BRIEF:
Print exactly the lines from the first one down to the line containing "(82,936) -- cycle;", both ends included, with no pictures and nothing else.

--------

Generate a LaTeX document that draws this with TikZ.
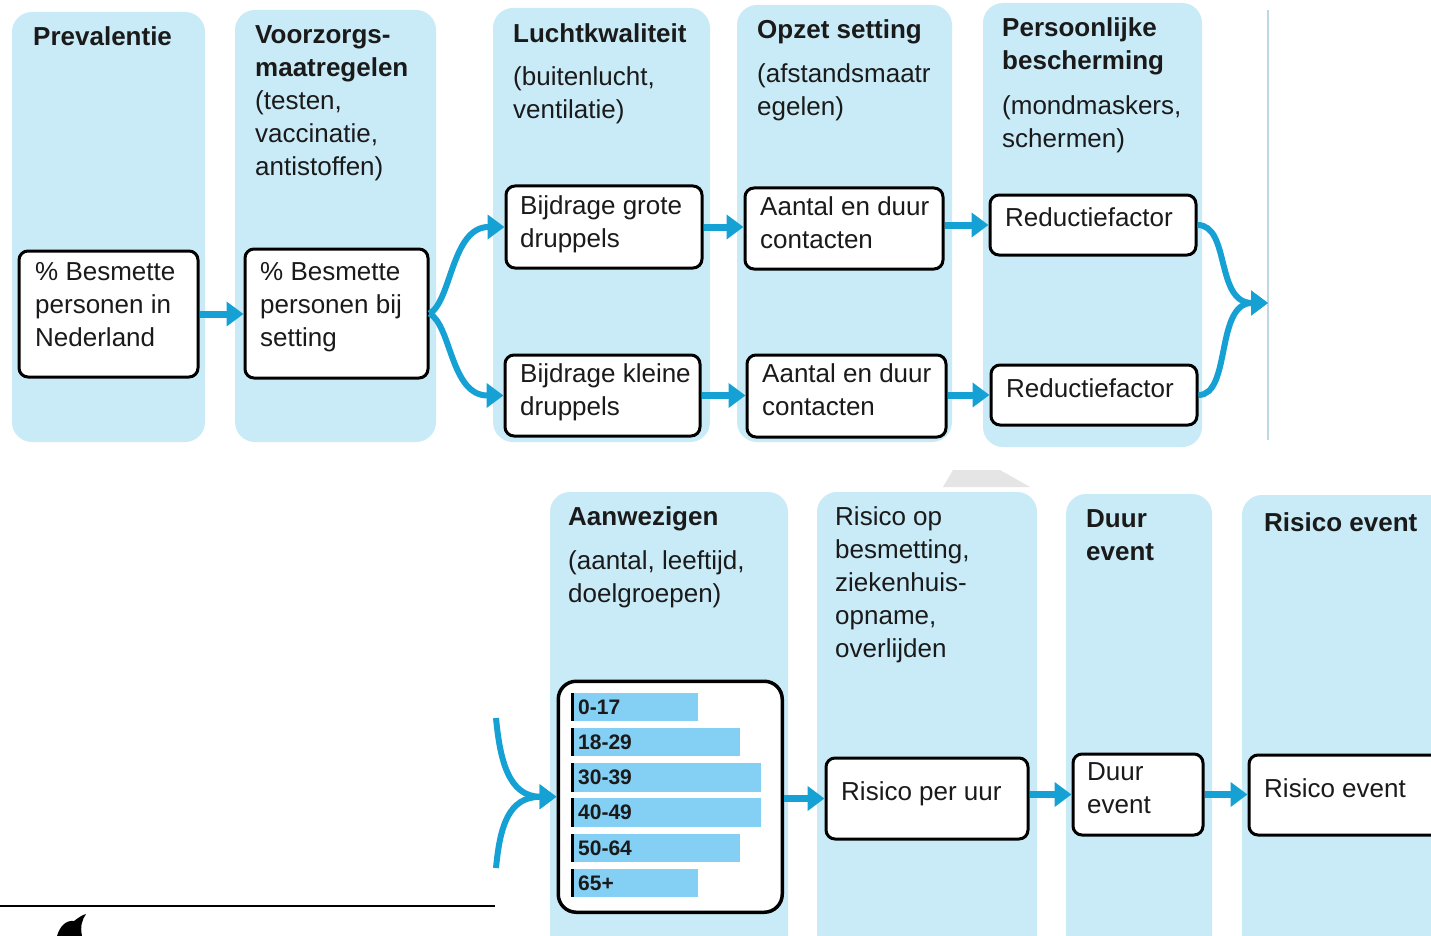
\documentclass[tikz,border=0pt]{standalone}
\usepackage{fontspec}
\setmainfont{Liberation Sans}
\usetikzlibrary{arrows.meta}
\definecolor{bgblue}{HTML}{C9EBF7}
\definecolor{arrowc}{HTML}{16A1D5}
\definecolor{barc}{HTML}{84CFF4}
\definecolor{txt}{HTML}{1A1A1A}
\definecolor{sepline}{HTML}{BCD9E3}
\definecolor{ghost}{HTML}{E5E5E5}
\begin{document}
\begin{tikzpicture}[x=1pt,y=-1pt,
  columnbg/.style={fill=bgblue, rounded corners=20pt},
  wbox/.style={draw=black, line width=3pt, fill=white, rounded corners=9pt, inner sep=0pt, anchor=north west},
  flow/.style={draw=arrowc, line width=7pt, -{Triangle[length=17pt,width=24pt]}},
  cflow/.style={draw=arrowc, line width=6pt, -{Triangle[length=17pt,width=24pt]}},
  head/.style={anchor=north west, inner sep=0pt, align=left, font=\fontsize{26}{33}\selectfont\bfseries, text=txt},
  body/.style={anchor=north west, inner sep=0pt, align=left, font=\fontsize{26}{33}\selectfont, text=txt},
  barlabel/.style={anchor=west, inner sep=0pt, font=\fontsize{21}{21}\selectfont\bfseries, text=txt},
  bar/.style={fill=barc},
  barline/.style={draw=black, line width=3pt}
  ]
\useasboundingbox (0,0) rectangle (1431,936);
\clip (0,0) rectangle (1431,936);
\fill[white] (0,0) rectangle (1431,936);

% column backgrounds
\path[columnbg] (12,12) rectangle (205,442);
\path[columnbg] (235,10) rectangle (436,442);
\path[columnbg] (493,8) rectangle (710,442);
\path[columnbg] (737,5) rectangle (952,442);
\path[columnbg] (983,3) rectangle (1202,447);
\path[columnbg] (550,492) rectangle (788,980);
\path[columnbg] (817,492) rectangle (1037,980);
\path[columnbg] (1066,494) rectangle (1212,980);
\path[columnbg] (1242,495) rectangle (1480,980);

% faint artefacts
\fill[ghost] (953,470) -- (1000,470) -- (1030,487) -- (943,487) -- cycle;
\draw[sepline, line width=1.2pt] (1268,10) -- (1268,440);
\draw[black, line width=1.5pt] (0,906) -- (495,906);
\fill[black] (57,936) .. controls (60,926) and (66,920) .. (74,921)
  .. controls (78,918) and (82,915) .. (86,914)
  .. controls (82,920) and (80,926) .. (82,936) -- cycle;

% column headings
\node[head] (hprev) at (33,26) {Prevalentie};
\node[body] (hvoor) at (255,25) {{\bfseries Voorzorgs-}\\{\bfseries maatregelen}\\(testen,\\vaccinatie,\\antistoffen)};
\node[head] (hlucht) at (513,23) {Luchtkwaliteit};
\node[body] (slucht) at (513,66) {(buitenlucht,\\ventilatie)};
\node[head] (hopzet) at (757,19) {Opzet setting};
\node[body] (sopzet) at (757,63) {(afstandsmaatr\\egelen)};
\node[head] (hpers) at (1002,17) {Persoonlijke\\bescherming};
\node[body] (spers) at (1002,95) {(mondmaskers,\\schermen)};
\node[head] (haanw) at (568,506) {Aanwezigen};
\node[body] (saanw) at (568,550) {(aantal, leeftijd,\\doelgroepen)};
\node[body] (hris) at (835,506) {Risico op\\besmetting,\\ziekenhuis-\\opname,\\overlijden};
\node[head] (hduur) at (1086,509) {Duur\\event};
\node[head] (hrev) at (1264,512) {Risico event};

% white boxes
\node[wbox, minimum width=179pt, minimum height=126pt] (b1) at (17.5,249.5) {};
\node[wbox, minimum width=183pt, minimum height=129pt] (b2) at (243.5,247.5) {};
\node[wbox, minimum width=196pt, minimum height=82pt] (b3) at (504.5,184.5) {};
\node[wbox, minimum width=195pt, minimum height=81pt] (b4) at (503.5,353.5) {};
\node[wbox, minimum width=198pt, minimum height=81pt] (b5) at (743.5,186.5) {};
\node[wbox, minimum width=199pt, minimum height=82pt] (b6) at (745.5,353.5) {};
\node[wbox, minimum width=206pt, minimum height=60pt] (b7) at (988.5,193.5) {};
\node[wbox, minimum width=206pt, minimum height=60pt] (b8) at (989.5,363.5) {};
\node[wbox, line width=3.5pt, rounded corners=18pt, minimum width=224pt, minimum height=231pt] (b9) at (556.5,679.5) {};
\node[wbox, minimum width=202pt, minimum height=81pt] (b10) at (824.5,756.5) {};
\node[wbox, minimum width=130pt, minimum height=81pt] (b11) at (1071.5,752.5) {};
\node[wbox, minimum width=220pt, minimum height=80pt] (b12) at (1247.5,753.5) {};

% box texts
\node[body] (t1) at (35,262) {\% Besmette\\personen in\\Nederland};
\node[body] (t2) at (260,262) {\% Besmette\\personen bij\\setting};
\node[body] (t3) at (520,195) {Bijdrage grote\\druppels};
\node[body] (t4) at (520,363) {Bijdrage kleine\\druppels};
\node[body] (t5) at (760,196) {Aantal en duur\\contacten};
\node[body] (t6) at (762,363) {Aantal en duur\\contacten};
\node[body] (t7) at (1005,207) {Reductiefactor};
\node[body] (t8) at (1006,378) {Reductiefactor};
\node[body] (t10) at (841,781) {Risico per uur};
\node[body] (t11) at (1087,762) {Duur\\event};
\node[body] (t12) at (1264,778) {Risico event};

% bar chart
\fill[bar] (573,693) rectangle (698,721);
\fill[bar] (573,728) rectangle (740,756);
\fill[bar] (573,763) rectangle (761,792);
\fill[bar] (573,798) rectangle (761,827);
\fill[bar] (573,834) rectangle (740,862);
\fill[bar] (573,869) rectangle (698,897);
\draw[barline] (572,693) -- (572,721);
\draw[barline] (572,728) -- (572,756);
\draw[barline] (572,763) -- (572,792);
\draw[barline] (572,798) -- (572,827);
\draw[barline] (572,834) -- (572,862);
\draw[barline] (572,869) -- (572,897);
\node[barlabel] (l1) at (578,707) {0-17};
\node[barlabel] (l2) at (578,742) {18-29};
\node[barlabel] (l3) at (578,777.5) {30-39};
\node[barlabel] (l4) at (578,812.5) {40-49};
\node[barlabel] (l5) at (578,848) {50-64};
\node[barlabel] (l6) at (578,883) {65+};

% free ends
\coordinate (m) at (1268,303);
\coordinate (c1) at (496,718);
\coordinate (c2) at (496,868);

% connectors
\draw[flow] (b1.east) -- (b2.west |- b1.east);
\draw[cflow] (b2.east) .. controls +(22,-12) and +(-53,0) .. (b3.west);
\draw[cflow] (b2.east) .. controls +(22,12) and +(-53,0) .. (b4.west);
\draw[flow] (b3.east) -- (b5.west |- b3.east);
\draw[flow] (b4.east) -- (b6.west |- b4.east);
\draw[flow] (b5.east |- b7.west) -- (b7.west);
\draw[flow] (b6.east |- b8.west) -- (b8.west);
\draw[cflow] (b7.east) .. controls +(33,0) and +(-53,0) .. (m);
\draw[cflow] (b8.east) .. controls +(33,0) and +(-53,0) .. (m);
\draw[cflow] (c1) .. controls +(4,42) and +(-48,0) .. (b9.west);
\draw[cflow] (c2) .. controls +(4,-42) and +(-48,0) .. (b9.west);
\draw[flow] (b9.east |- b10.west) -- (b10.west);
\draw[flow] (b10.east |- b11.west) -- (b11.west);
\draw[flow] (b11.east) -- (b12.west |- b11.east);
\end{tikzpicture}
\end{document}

--------

RESPONSE FOR THIS EXERCISE:
Generate a LaTeX document that draws this with TikZ.
\documentclass[tikz,border=0pt]{standalone}
\usepackage{fontspec}
\setmainfont{Liberation Sans}
\usetikzlibrary{arrows.meta}
\definecolor{bgblue}{HTML}{C9EBF7}
\definecolor{arrowc}{HTML}{16A1D5}
\definecolor{barc}{HTML}{84CFF4}
\definecolor{txt}{HTML}{1A1A1A}
\definecolor{sepline}{HTML}{BCD9E3}
\definecolor{ghost}{HTML}{E5E5E5}
\begin{document}
\begin{tikzpicture}[x=1pt,y=-1pt,
  columnbg/.style={fill=bgblue, rounded corners=20pt},
  wbox/.style={draw=black, line width=3pt, fill=white, rounded corners=9pt, inner sep=0pt, anchor=north west},
  flow/.style={draw=arrowc, line width=7pt, -{Triangle[length=17pt,width=24pt]}},
  cflow/.style={draw=arrowc, line width=6pt, -{Triangle[length=17pt,width=24pt]}},
  head/.style={anchor=north west, inner sep=0pt, align=left, font=\fontsize{26}{33}\selectfont\bfseries, text=txt},
  body/.style={anchor=north west, inner sep=0pt, align=left, font=\fontsize{26}{33}\selectfont, text=txt},
  barlabel/.style={anchor=west, inner sep=0pt, font=\fontsize{21}{21}\selectfont\bfseries, text=txt},
  bar/.style={fill=barc},
  barline/.style={draw=black, line width=3pt}
  ]
\useasboundingbox (0,0) rectangle (1431,936);
\clip (0,0) rectangle (1431,936);
\fill[white] (0,0) rectangle (1431,936);

% column backgrounds
\path[columnbg] (12,12) rectangle (205,442);
\path[columnbg] (235,10) rectangle (436,442);
\path[columnbg] (493,8) rectangle (710,442);
\path[columnbg] (737,5) rectangle (952,442);
\path[columnbg] (983,3) rectangle (1202,447);
\path[columnbg] (550,492) rectangle (788,980);
\path[columnbg] (817,492) rectangle (1037,980);
\path[columnbg] (1066,494) rectangle (1212,980);
\path[columnbg] (1242,495) rectangle (1480,980);

% faint artefacts
\fill[ghost] (953,470) -- (1000,470) -- (1030,487) -- (943,487) -- cycle;
\draw[sepline, line width=1.2pt] (1268,10) -- (1268,440);
\draw[black, line width=1.5pt] (0,906) -- (495,906);
\fill[black] (57,936) .. controls (60,926) and (66,920) .. (74,921)
  .. controls (78,918) and (82,915) .. (86,914)
  .. controls (82,920) and (80,926) .. (82,936) -- cycle;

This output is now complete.